Supreme Court Strikes Down Hawaii Gun-Carry Restrictions on Private Property

Washington: 6/25/2026– In Wolford v. Lopez (2026), the U.S. Supreme Court struck down a Hawaii law that stopped licensed individuals from carrying firearms on private property open to the public unless the owner gave explicit permission. Justice Samuel Alito, writing for the majority, said the statute violated the Second and Fourteenth Amendments because it placed too heavy a burden on the right to carry firearms for self-defense.

This law turned the usual common-law rule on its head. Normally, anyone—including legal gun carriers—can enter public-facing businesses unless the owner says otherwise. Hawaii’s law reversed that, demanding affirmative consent before someone could enter with a firearm. The Court said this change made everyday errands legally risky for permit holders and restricted routine activities.
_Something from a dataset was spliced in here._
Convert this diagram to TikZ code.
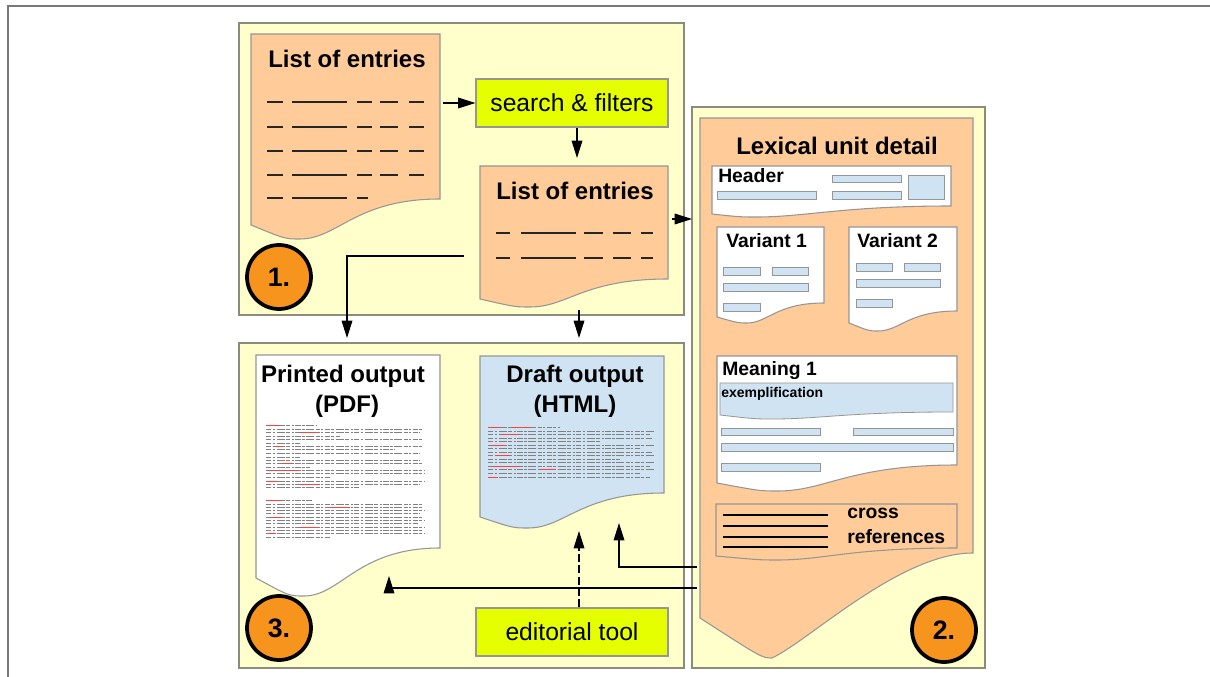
\documentclass[tikz,border=0pt]{standalone}
\usepackage{fontspec}
\setmainfont{Liberation Sans}
\usetikzlibrary{arrows.meta}

\definecolor{panelbg}{RGB}{255,255,204}
\definecolor{panelline}{RGB}{140,140,125}
\definecolor{docorange}{RGB}{255,204,153}
\definecolor{docline}{RGB}{150,150,150}
\definecolor{limebox}{RGB}{230,255,0}
\definecolor{paleblue}{RGB}{207,227,242}
\definecolor{badgeorange}{RGB}{247,148,29}
\definecolor{framegray}{RGB}{120,120,120}

\tikzset{
  panel/.style={draw=panelline, fill=panelbg, line width=1.2pt},
  docframe/.style={draw=docline, line width=0.8pt},
  toolbox/.style={draw=docline, fill=limebox, line width=0.8pt, minimum width=144pt, minimum height=36pt, inner sep=0pt, font=\fontsize{18.5}{20}\selectfont},
  bluebar/.style={draw=docline, fill=paleblue, line width=0.6pt},
  badge/.style={circle, draw=black, fill=badgeorange, line width=2.8pt, minimum size=48pt, inner sep=0pt, font=\bfseries\fontsize{20}{22}\selectfont},
  bigtitle/.style={font=\bfseries\fontsize{18}{20}\selectfont, inner sep=0pt, anchor=base},
  smalltitle/.style={font=\bfseries\fontsize{14.5}{16}\selectfont, inner sep=0pt, anchor=base west},
  flow/.style={line width=0.9pt, -{Triangle[length=13pt,width=8pt]}},
  listdash/.style={black!85, line width=1pt},
  fakeline/.style={black!50, line width=0.55pt, dash pattern=on 4pt off 1pt on 2pt off 1.3pt on 6pt off 1pt on 3pt off 1.2pt on 1.5pt off 1pt},
  fakered/.style={red!75, line width=0.55pt},
}

\begin{document}
\begin{tikzpicture}[x=0.75pt,y=0.75pt,yscale=-1,xscale=1]
\useasboundingbox (0,0) rectangle (1210,677);

%Outer frame
\draw [framegray, line width=1.5pt] (8,677) -- (8,6) -- (1210,6) ;

%Shape: Rectangle (panels)
\draw [panel] (239,23) rectangle (684,315) ;
\draw [panel] (239,343) rectangle (684,668) ;
\draw [panel] (692,107) rectangle (985,668) ;

%Flowchart: Document (first list)
\draw [docframe, fill=docorange] (251,34) -- (440,34) -- (440,199) .. controls (355,199) and (338,239) .. (300,239) .. controls (285,239) .. (251,225) -- cycle ;
\foreach \y in {102,127,151,175} {
  \draw [listdash] (267,\y) -- (283,\y) (292,\y) -- (347,\y) (357,\y) -- (372,\y) (380,\y) -- (398,\y) (409,\y) -- (424,\y) ;
}
\draw [listdash] (267,198) -- (283,198) (292,198) -- (347,198) (357,198) -- (368,198) ;

%Flowchart: Document (second list)
\draw [docframe, fill=docorange] (480,166) -- (668,166) -- (668,279) .. controls (583,279) and (568,307) .. (530,307) .. controls (515,307) .. (480,299) -- cycle ;
\foreach \y in {233,258} {
  \draw [listdash] (496,\y) -- (510,\y) (521,\y) -- (576,\y) (584,\y) -- (603,\y) (613,\y) -- (631,\y) (641,\y) -- (653,\y) ;
}

%Flowchart: Document (printed output)
\draw [docframe, fill=white] (256,355) -- (440,355) -- (440,548) .. controls (357,548) and (341,596) .. (304,596) .. controls (289,596) .. (256,578) -- cycle ;
\foreach \y/\e in {425/316,429/423,432/420,436/340,439/422,443/300,446/423,449/395,453/420,457/300,460/420,463/423,467/310,470/425,473/424,477/330,481/424,484/420,487/360,500/312,504/423,507/422,510/424,513/420,517/423,520/424,523/418,527/424,530/422,533/424,537/330} {
  \draw [fakeline] (266,\y) -- (\e,\y) ;
}
\foreach \y/\a/\b in {425/266/280,432/300/318,446/275/283,463/282/292,470/268/300,481/266/278,484/300/320,500/266/282,507/330/350,517/270/282,527/300/318,533/268/276} {
  \draw [fakered] (\a,\y) -- (\b,\y) ;
}

%Flowchart: Document (draft output)
\draw [docframe, fill=paleblue] (480,356) -- (664,356) -- (664,493) .. controls (581,493) and (565,528) .. (528,528) .. controls (513,528) .. (480,517) -- cycle ;
\foreach \y/\e in {427/560,431/654,434/650,438/652,441/600,445/655,448/640,452/652,455/654,459/620,462/655,466/650,469/654,473/640,477/650} {
  \draw [fakeline] (488,\y) -- (\e,\y) ;
}
\foreach \y/\a/\b in {427/488/500,427/512/530,434/500/520,445/490/506,455/495/510,466/492/520,469/540/556,477/488/498} {
  \draw [fakered] (\a,\y) -- (\b,\y) ;
}

%Flowchart: Document (lexical unit detail)
\draw [docframe, fill=docorange] (700,118) -- (973,118) -- (973,553) .. controls (900,553) and (810,640) .. (772,658) .. controls (762,658) .. (700,618) -- cycle ;
\draw [docframe, fill=white] (712,166) -- (951,166) -- (951,206) .. controls (843,206) and (805,217) .. (757,217) .. controls (740,217) .. (712,214) -- cycle ;
\draw [docframe, fill=white] (717,227) -- (824,227) -- (824,303) .. controls (776,303) and (768,323) .. (747,323) .. controls (738,323) .. (717,317) -- cycle ;
\draw [docframe, fill=white] (849,227) -- (957,227) -- (957,311) .. controls (908,311) and (900,331) .. (878,331) .. controls (869,331) .. (849,323) -- cycle ;
\draw [docframe, fill=white] (717,356) -- (957,356) -- (957,465) .. controls (849,465) and (826,491) .. (778,491) .. controls (760,491) .. (717,483) -- cycle ;
\draw [bluebar] (720,383) -- (953,383) -- (953,412) .. controls (848,412) and (820,419) .. (773,419) .. controls (755,419) .. (720,415) -- cycle ;
\draw [docframe, fill=docorange] (716,504) -- (957,504) -- (957,548) .. controls (849,548) and (825,560) .. (777,560) .. controls (760,560) .. (716,556) -- cycle ;
\foreach \xa/\ya/\xb/\yb in {717/191/816/199,832/175/901/182,832/191/901/199,908/175/944/199,
  723/267/760/275,772/267/808/275,723/283/808/291,723/303/760/311,
  856/263/892/271,904/263/940/271,856/279/940/287,856/299/892/307,
  721/428/820/435,853/428/953/435,721/443/953/451,721/463/820/471} {
  \draw [bluebar] (\xa,\ya) rectangle (\xb,\yb) ;
}
\foreach \y in {515,526,537,547} {
  \draw [black, line width=0.8pt] (723,\y) -- (828,\y) ;
}

% Text Node
\draw (347,68) node [bigtitle] (listA) {List of entries};
% Text Node
\draw (575,200) node [bigtitle] (listB) {List of entries};
% Text Node
\draw (837,155) node [bigtitle] (lexunit) {Lexical unit detail};
% Text Node
\draw (343,382) node [bigtitle] (printed) {Printed output};
% Text Node
\draw (347,412) node [bigtitle] (pdf) {(PDF)};
% Text Node
\draw (575,382) node [bigtitle] (draft) {Draft output};
% Text Node
\draw (575,412) node [bigtitle] (html) {(HTML)};
% Text Node
\draw (718,183) node [smalltitle] (header) {Header};
% Text Node
\draw (726,248) node [smalltitle] (varA) {Variant 1};
% Text Node
\draw (857,248) node [smalltitle] (varB) {Variant 2};
% Text Node
\draw (722,375) node [smalltitle] (meaning) {Meaning 1};
% Text Node
\draw (721,397) node [smalltitle, font=\bfseries\fontsize{10.5}{12}\selectfont] (exempl) {exemplification};
% Text Node
\draw (847,518) node [smalltitle] (cross) {cross};
% Text Node
\draw (847,543) node [smalltitle] (refs) {references};

% Tool boxes
\draw (572,103) node [toolbox] (search) {search \& filters};
\draw (572,632) node [toolbox] (editor) {editorial tool};

% Step badges
\draw (279,277) node [badge] (one) {1.};
\draw (944,630) node [badge] (two) {2.};
\draw (279,628) node [badge] (three) {3.};

% Connector ends
\coordinate (listAout) at (443,103);
\coordinate (listBin) at (577,158);
\coordinate (listBout) at (672,219);
\coordinate (detailin) at (692,219);
\coordinate (listBside) at (464,256);
\coordinate (pdfin) at (347,338);
\coordinate (listBfoot) at (579,310);
\coordinate (htmlin) at (579,338);
\coordinate (htmlfoot) at (579,531);
\coordinate (htmlfootB) at (619,523);
\coordinate (pdffoot) at (389,576);
\coordinate (detailA) at (697,567);
\coordinate (detailB) at (697,588);

%Straight Lines
\draw [flow] (listAout) -- (search) ;
\draw [flow] (listBin |- search.south) -- (listBin) ;
\draw [flow] (listBout) -- (detailin) ;
\draw [flow] (listBside) -| (pdfin) ;
\draw [flow] (listBfoot) -- (htmlin) ;
\draw [flow, dash pattern=on 6pt off 2.5pt] (htmlfoot |- editor.north) -- (htmlfoot) ;
\draw [flow] (detailA) -| (htmlfootB) ;
\draw [flow] (detailB) -| (pdffoot) ;

\end{tikzpicture}
\end{document}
Using the test from New York State Rifle & Pistol Assn. v. Bruen (2022), the Justices decided the law plainly restricted conduct protected by the Second Amendment. They dismissed Hawaii’s historical arguments, noting that past laws covered hunting or trespassing and didn’t resemble modern limitations on carrying firearms in public.

Justice Alito stressed that geography doesn’t change constitutional rights. He wrote, “merely local attitudes can neither shrink nor inflate the meaning of fundamental Bill of Rights guarantees.” He also wrote that Hawaii’s method “severely hampers the ability of law-abiding citizen[s] to exercise” the right to self-defense.

Broader Impact Across States

This decision goes beyond Hawaii. The opinion points out that states like California, New York, New Jersey, and Maryland have similar laws, making gun carriers get explicit permission before entering private property open to the public. Since the Court said Hawaii’s approach was unconstitutional, those states’ laws are now at risk of being challenged. The decision doesn’t wipe those laws off the books automatically, but it sets a clear precedent that lower courts will probably follow when looking at similar restrictions.

There were strong dissents. Justice Kagan argued that there were enough historical analogues to support Hawaii’s law, and Justice Ketanji Brown Jackson saw the case as mainly about property rights, not gun rights.

All in all, the Court doubled down on a broad view of the Second Amendment and made it harder for states to limit carrying firearms in everyday public-facing places.